The films of the 1970s were an interesting transition period, after the New Left had seized control of Hollywood from the old moguls, the men who founded the industry, but while some of the craftsmen from the earlier era were still around and eager to work. Plus, films still had to compete for the dollars of mainstream American audiences with relatively diverse points of view. Increasingly in recent years, the ability to bury political themes in the subtext of a story had gone out the window, and both sides began producing overt agitprop. The left began doing this once Michael Moore demonstrated how to relatively cheap documentaries to the Blue States; the right after The Passion became a surprise monster hit.
As I wrote in October of 2008, after being disappointed by An American Carol, a film I very much wanted to love, and responding to Roger L. Simon’s critique of both it, and Oliver Stone’s W, “Political Movies: It’s the Quality, Stupid:”
Want really sinks both movies is the desire to produce agitprop, to tell an overtly political story. I hope that there are many more conservative movies–both to compete in the marketplace of ideas, and to reduce the near-monopoly that the left currently has on moviemaking. But I’d like to see them evolve to the point where their politics are subordinate to a good story, instead of vice-versa, as An American Carol seemed to me when I watched it in rough cut form at the Republican National Convention in late August. I had hoped that some of the flaws that were evident in this pre-release version would have been reduced in the final tweaking before the film hit the theaters, but it appears that that didn’t occur. (You can hear the segment featuring Roger, Glenn Reynolds and myself interviewing those associated with the movie from an early September edition of PJM Political.)

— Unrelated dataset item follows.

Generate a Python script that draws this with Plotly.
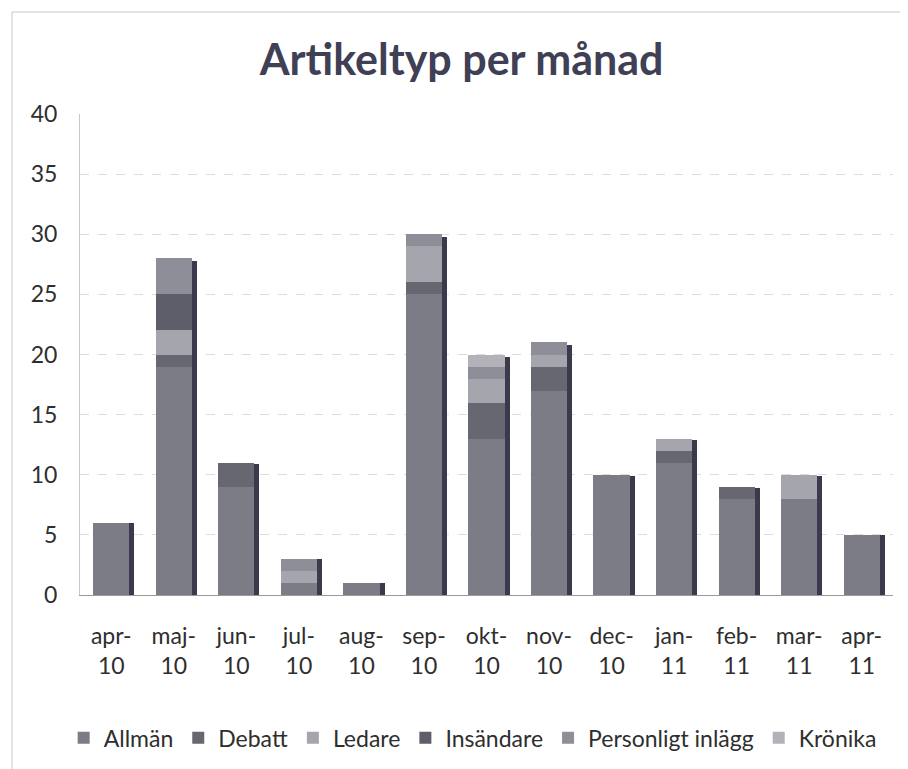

Budding filmmakers on the right could learn much from the lefties of the 1950s, who were forced, because of the Hays office, to bury the more subversive elements of their films. Which worked in their favor–it produced infinitely more enjoyable movies than say, the World War II-era Mission To Moscow, arguably the most extreme example of leftwing agitprop to emerge from the Golden Era of Hollywood. As I wrote last year:
In the 1950s and up until the mid-1960s, it was possible to sneak all sorts of leftwing ideas into films by burying them deep into the subtext of the shooting script. Did you think that The Hustler was merely a film about a down-on-his-luck pool bum brilliantly played by Paul Newman? So did I–until I listened to the audio commentary on the DVD, and discovered that it was a film about the Blacklist. (Hey, if you say so, guys.) Similarly, on one level, it’s possible to argue that The Manchurian Candidate is a leftwing fantasy concerning the assassination of Joseph McCarthy, but the film’s incredible pacing, plot twists, and eye-popping cinematography help to soft-sell that it’s yet another anti-McCarthy movie. And from the same era, while Dr. Strangelove is obviously an anti-military/anti-Cold War film, its Swiftian absurdity and brilliant screenwriting, and pox-on-both-sides message makes it all go down remarkably smooth.
There was less need for this once the G/PG/R/X rating system replaced the Hays Office. (Which had a variety of unforeseen consequences.) But the craftsmanship built up over several decades of moviemaking still showed through in numerous films in the post-Hays, post-Bonnie & Clyde , pre-Star Wars late 1960s and 1970s.
And speaking of the latter, it’s a textbook example of a filmmaker employing exactly the methods I describe above to produce what turned out to be a staggeringly commercially successful movie.
As I said, budding conservative filmmakers could learn much from this period.
Oh, and speaking of agitpropumentaries, Hollywood is apparently about to begin production on a documentary about Rachel Carson of Silent Spring fame.